▶ _Data section_
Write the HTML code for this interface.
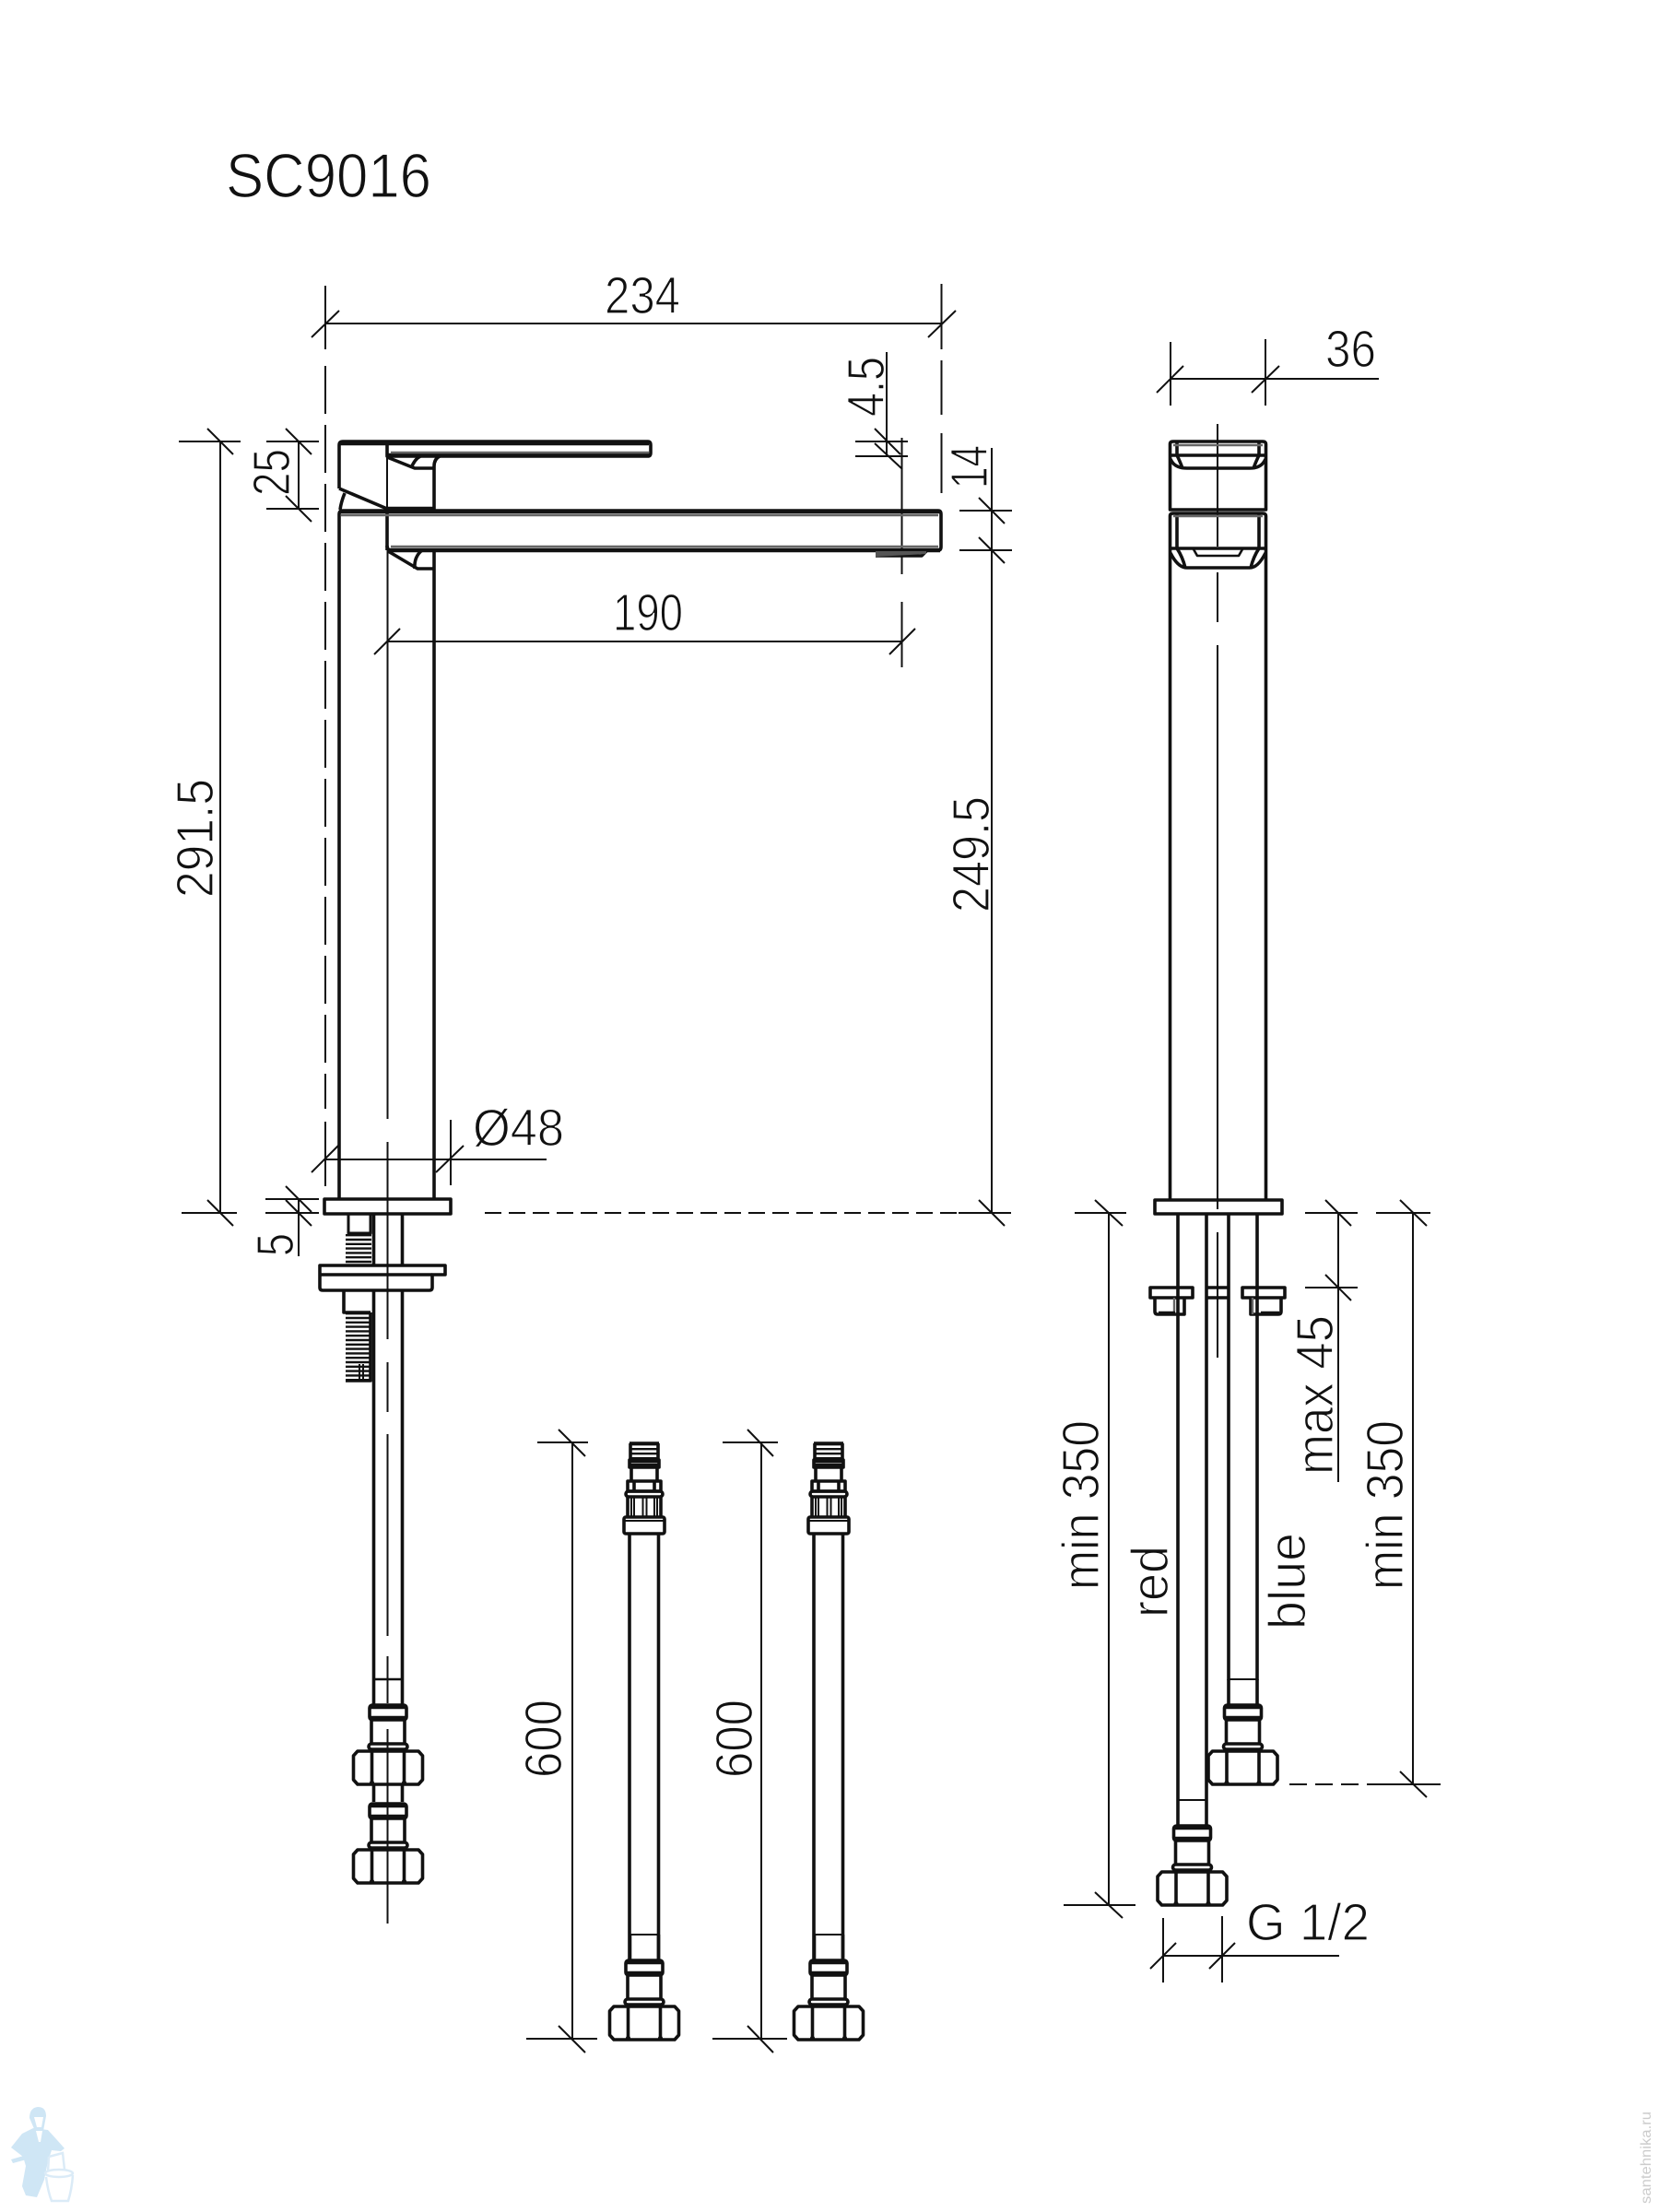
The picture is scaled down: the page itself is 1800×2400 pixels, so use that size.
<!DOCTYPE html>
<html><head><meta charset="utf-8"><style>
html,body{margin:0;padding:0;background:#fff}
svg{display:block}
text{font-family:"Liberation Sans",sans-serif;font-size:57px;fill:#111;stroke:#fff;stroke-width:1.3}
.d{stroke:#111;stroke-width:2;fill:none}
.p{stroke:#111;stroke-width:3.6;fill:none;stroke-linejoin:round}
.g{stroke:#666;stroke-width:2.4;fill:none}
.h{stroke:#111;stroke-width:4.6;fill:none}
</style></head><body>
<svg xmlns="http://www.w3.org/2000/svg" width="1800" height="2400" viewBox="0 0 1800 2400">
<defs>
<g id="fit" fill="none">
<rect class="p" x="-20" y="-86" width="40" height="16" rx="3"/>
<path class="h" d="M-20,-84H20M-20,-72H20"/>
<path class="p" d="M-18,-70V-44M18,-70V-44"/>
<rect class="p" x="-21" y="-44" width="42" height="6" rx="3"/>
<path class="h" d="M-19,-37H19"/>
<path class="p" d="M-33,-36H33L37.5,-31V-5L33,0H-33L-37.5,-5V-31Z"/>
<path class="p" d="M-17.5,-35V-1M17.5,-35V-1"/>
<circle cx="-17.5" cy="-1.5" r="2.6" fill="#111"/><circle cx="17.5" cy="-1.5" r="2.6" fill="#111"/>
</g>
<g id="pipeend" fill="none">
<path class="d" stroke-width="2.6" d="M-15.5,-114H15.5"/>
<path class="p" d="M-15.5,-87V-114M15.5,-87V-114"/>
</g>
<g id="top" fill="none">
<path d="M0,1V18" stroke="#111" stroke-width="32" stroke-dasharray="2.4 2.6"/>
<path class="p" d="M-16,1H16M-16,18H16M-15,1V18M15,1V18"/>
<rect class="p" x="-16" y="19" width="32" height="8"/>
<path class="h" d="M-16,20H16M-16,25H16"/>
<path class="p" d="M-14,27V42M14,27V42"/>
<rect class="p" x="-18" y="42" width="36" height="11"/>
<path class="p" d="M-11,42V53M11,42V53"/>
<rect class="p" x="-20" y="53" width="40" height="6" rx="3"/>
<path class="p" d="M-18,59V81M18,59V81"/>
<path class="d" d="M-14,59V81M-11,59V81M-1.5,59V81M2.5,59V81M11,59V81M14,59V81"/>
<rect class="p" x="-22" y="81" width="44" height="18" rx="2"/>
<path class="d" d="M-22,85H22" stroke-width="3"/>
</g>
</defs>

<!-- text -->
<text x="245" y="214" style="font-size:68px" textLength="223" lengthAdjust="spacingAndGlyphs">SC9016</text>
<text x="656" y="340" textLength="82" lengthAdjust="spacingAndGlyphs">234</text>
<text x="665" y="684" textLength="76" lengthAdjust="spacingAndGlyphs">190</text>
<text x="513" y="1243" textLength="99" lengthAdjust="spacingAndGlyphs">Ø48</text>
<text x="1438" y="398" textLength="55" lengthAdjust="spacingAndGlyphs">36</text>
<text x="1352" y="2105" textLength="134" lengthAdjust="spacingAndGlyphs">G 1/2</text>
<text transform="translate(959,452) rotate(-90)" textLength="65" lengthAdjust="spacingAndGlyphs">4.5</text>
<text transform="translate(1071,530) rotate(-90)" textLength="47" lengthAdjust="spacingAndGlyphs">14</text>
<text transform="translate(314,538) rotate(-90)" textLength="51" lengthAdjust="spacingAndGlyphs">25</text>
<text transform="translate(318,1363) rotate(-90)" textLength="25" lengthAdjust="spacingAndGlyphs">5</text>
<text transform="translate(231,974) rotate(-90)" textLength="129" lengthAdjust="spacingAndGlyphs">291.5</text>
<text transform="translate(1073,990) rotate(-90)" textLength="126" lengthAdjust="spacingAndGlyphs">249.5</text>
<text transform="translate(609,1929) rotate(-90)" textLength="85" lengthAdjust="spacingAndGlyphs">600</text>
<text transform="translate(816,1929) rotate(-90)" textLength="85" lengthAdjust="spacingAndGlyphs">600</text>
<text transform="translate(1192,1725) rotate(-90)" textLength="184" lengthAdjust="spacingAndGlyphs">min 350</text>
<text transform="translate(1267,1755) rotate(-90)" textLength="78" lengthAdjust="spacingAndGlyphs">red</text>
<text transform="translate(1416,1768) rotate(-90)" textLength="105" lengthAdjust="spacingAndGlyphs">blue</text>
<text transform="translate(1522,1725) rotate(-90)" textLength="184" lengthAdjust="spacingAndGlyphs">min 350</text>
<text transform="translate(1446,1600) rotate(-90)" textLength="173" lengthAdjust="spacingAndGlyphs">max 45</text>

<!-- LEFT VIEW dimensions -->
<g class="d">
<path d="M353,351H1021.5"/>
<path d="M353,310V379M1021.5,308V379"/>
<path d="M338,366L368,337M1007,366L1037,337"/>
<path d="M353,397V1203" stroke-dasharray="52 12"/>
<path d="M353,1217V1287"/>
<path d="M1021.5,391V450M1021.5,470V535"/>
<path d="M289,479H346M289,552H346M324,479V552M310,465L338,493M310,538L338,566"/>
<path d="M194,479H261M239,479V1316M225,465L253,493M197,1316H257M225,1302L253,1330"/>
<path d="M962,382V495M928,479H985M928,495H985M949,465L977,493M949,481L979,509"/>
<path d="M978.5,475V623M978.5,653V724"/>
<path d="M420,696H979M406,710L434,682M965,710L993,682"/>
<path d="M1041,554H1098M1041,597H1098M1076,486V1316M1062,540L1090,568M1062,583L1090,611"/>
<path d="M1062,1302L1090,1330M1040,1316H1097"/>
<path d="M526,1316H1040" stroke-dasharray="18 8"/>
<path d="M353,1258H593M489,1215V1286M338,1272L367,1243M473,1272L503,1243"/>
<path d="M288,1301H346M288,1316H346M324,1301V1363M310,1287L338,1315M310,1302L338,1330"/>
<path d="M420.5,597V1214M420.5,1239V1453M420.5,1478V1532M420.5,1556V1775M420.5,1797V1848M420.5,1876V2087"/>
<path d="M420,479V552"/>
</g>

<!-- LEFT VIEW body -->
<g class="p">
<path d="M368,530V483Q368,479 372,479H703Q706,479 706,483V491Q706,495 703,495H420V482"/>
<path d="M368,530L420,552H471V506Q471,498 477,495"/>
<path d="M420,552V597"/>
<path d="M420,496L450,508H471M446,508Q450,498 456,495"/>
<path d="M374,535Q370,545 369,553"/>
<path d="M368,1301V558Q368,554 372,554H1018Q1021,554 1021,558V593Q1021,597 1018,597H424Q420,597 420,592"/>
<path d="M471,597V1301"/>
<path d="M421,598L453,617H471M450,617Q449,604 458,597"/>
<rect x="352" y="1301" width="137" height="16"/>
</g>
<path class="h" d="M368,481H704M420,552H471M368,555H1020M420,597H1020M420,494H704" stroke-width="3.6"/>
<path class="g" d="M424,491H704M370,559H1018M424,593H1018"/>
<path class="p" d="M950,603H1000L1005,598" stroke-width="3"/>
<path d="M950,598H1005V601L950,604Z" fill="#555"/>

<!-- under foot -->
<g class="p">
<path d="M405.5,1317V1373M436.5,1317V1373M405.5,1400V1850M436.5,1400V1850"/>
<path d="M405.5,1936V1955M436.5,1936V1955"/>
<path d="M405.5,1822H436.5" stroke-width="2.6"/>
<rect x="378" y="1317" width="24" height="21" stroke-width="3"/>
<path d="M347,1373H483V1383H469V1397Q469,1400 466,1400H350Q347,1400 347,1397Z"/>
<path d="M347,1383H469"/>
<path d="M373,1400V1424H402"/>
</g>
<path d="M389,1339V1373" stroke="#111" stroke-width="28" stroke-dasharray="2.4 2.4" fill="none"/>
<path d="M389,1424V1498" stroke="#111" stroke-width="28" stroke-dasharray="2.4 2.4" fill="none"/>
<path class="p" d="M402,1424V1498H375" stroke-width="2.6"/>
<path class="d" d="M390,1480V1498M394,1480V1498"/>
<use href="#fit" x="421" y="1936"/>
<use href="#fit" x="421" y="2043"/>
<path class="d" d="M420.5,1876V2087"/>

<!-- HOSES -->
<use href="#top" x="699" y="1565"/>
<use href="#top" x="899" y="1565"/>
<path class="p" d="M683,1664V2126M714.5,1664V2126M883,1664V2126M914.5,1664V2126"/>
<use href="#pipeend" x="699" y="2213"/>
<use href="#pipeend" x="899" y="2213"/>
<use href="#fit" x="699" y="2213"/>
<use href="#fit" x="899" y="2213"/>
<g class="d">
<path d="M583,1565H638M621,1565V2212M606,1551L635,1580M571,2212H648M606,2198L635,2227"/>
<path d="M784,1565H844M826,1565V2212M811,1551L839,1580M773,2212H854M811,2198L839,2227"/>
</g>

<!-- RIGHT VIEW -->
<g class="d">
<path d="M1270,411H1496M1270,371V440M1373,368V440M1255,426L1284,397M1358,426L1388,397"/>
<path d="M1321,460V593M1321,621V675M1321,700V1312M1321,1337V1473"/>
<path d="M1416,1316H1473M1416,1397H1473M1452,1316V1608M1438,1302L1466,1330M1438,1383L1466,1411"/>
<path d="M1493,1316H1552M1533,1316V1936M1519,1302L1548,1330M1519,1922L1548,1950M1500,1936H1563"/>
<path d="M1399,1936H1500" stroke-dasharray="19 9"/>
<path d="M1166,1316H1222M1203,1316V2067M1188,1302L1218,1330M1154,2067H1232M1188,2053L1218,2081"/>
<path d="M1262,2081V2151M1326,2079V2151M1262,2122H1453M1248,2136L1276,2108M1312,2136L1340,2108"/>
</g>
<g class="p">
<path d="M1269.5,553V482Q1269.5,479 1273,479H1370Q1373.5,479 1373.5,482V553H1269.5Z"/>
<path d="M1269.5,494H1373.5M1277,479V494M1366,479V494"/>
<path d="M1270,498Q1274,508 1288,508H1356Q1369,508 1373,498M1277,494Q1280,500 1283,508M1366,494Q1363,500 1360,508"/>
<path d="M1269.5,1302V560Q1269.5,557 1273,557H1370Q1373.5,557 1373.5,560V1302"/>
<path d="M1277,557V595M1366,557V595M1269.5,595H1373.5"/>
<path d="M1270,600Q1278,616 1288,616H1356Q1365,616 1373,600M1277,595Q1283,604 1286,616M1366,595Q1360,604 1357,616"/>
<path d="M1295,596L1299,603H1344L1348,596" stroke-width="2.6"/>
<rect x="1253" y="1302" width="138" height="15"/>
<path d="M1278,1317V1953M1309,1317V1953M1333,1317V1823M1364,1317V1823"/>
<path d="M1248,1397H1294V1408H1248ZM1253,1408V1423Q1253,1426 1256,1426H1285V1408"/>
<path d="M1348,1397H1394V1408H1348ZM1390,1408V1423Q1390,1426 1387,1426H1357V1408"/>
<path d="M1309,1397H1333M1309,1408H1333"/>
</g>
<path class="g" d="M1273,483H1370M1273,560H1370"/>
<path class="g" d="M1274,1408V1426M1359,1408V1426"/>
<path class="h" d="M1257,1425H1275M1368,1425H1388" stroke-width="3"/>
<use href="#pipeend" x="1348.5" y="1936"/>
<use href="#pipeend" x="1293.5" y="2067"/>
<use href="#fit" x="1348.5" y="1936"/>
<use href="#fit" x="1293.5" y="2067"/>

<!-- watermark -->
<g fill="#cfe6f5">
<path d="M32,2298Q32,2287 41,2286Q50,2286 50,2296L47,2312H38Z"/>
<path d="M36,2309L52,2311L62,2322L70,2331L66,2334L56,2333L52,2345L48,2365L40,2384L28,2382L24,2372L28,2350L25,2340L12,2330L24,2315Z"/>
<path d="M12,2343L46,2333L44,2339L14,2347Z"/>
</g>
<path d="M37,2297H47L45,2308H40Z" fill="#fff"/>
<path d="M39,2312L46,2312L44,2324H42Z" fill="#fff"/>
<g fill="none" stroke="#dbebf7" stroke-width="2.5">
<path d="M53,2340L68,2336L70,2354M53,2340L52,2356"/>
<ellipse cx="64" cy="2358" rx="15" ry="4"/>
<path d="M50,2362Q52,2378 56,2388H74Q78,2375 79,2360"/>
</g>
<text transform="translate(1791,2391) rotate(-90)" textLength="100" lengthAdjust="spacingAndGlyphs" style="font-size:16px;fill:#ccc;stroke:none">santehnika.ru</text>
</svg>
</body></html>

▶ _Set task_
Reproduce each line of the material containing the word "size".

▶ _Exercise output_
The picture is scaled down: the page itself is 1800×2400 pixels, so use that size.
text{font-family:"Liberation Sans",sans-serif;font-size:57px;fill:#111;stroke:#fff;stroke-width:1.3}
<text x="245" y="214" style="font-size:68px" textLength="223" lengthAdjust="spacingAndGlyphs">SC9016</text>
<text transform="translate(1791,2391) rotate(-90)" textLength="100" lengthAdjust="spacingAndGlyphs" style="font-size:16px;fill:#ccc;stroke:none">santehnika.ru</text>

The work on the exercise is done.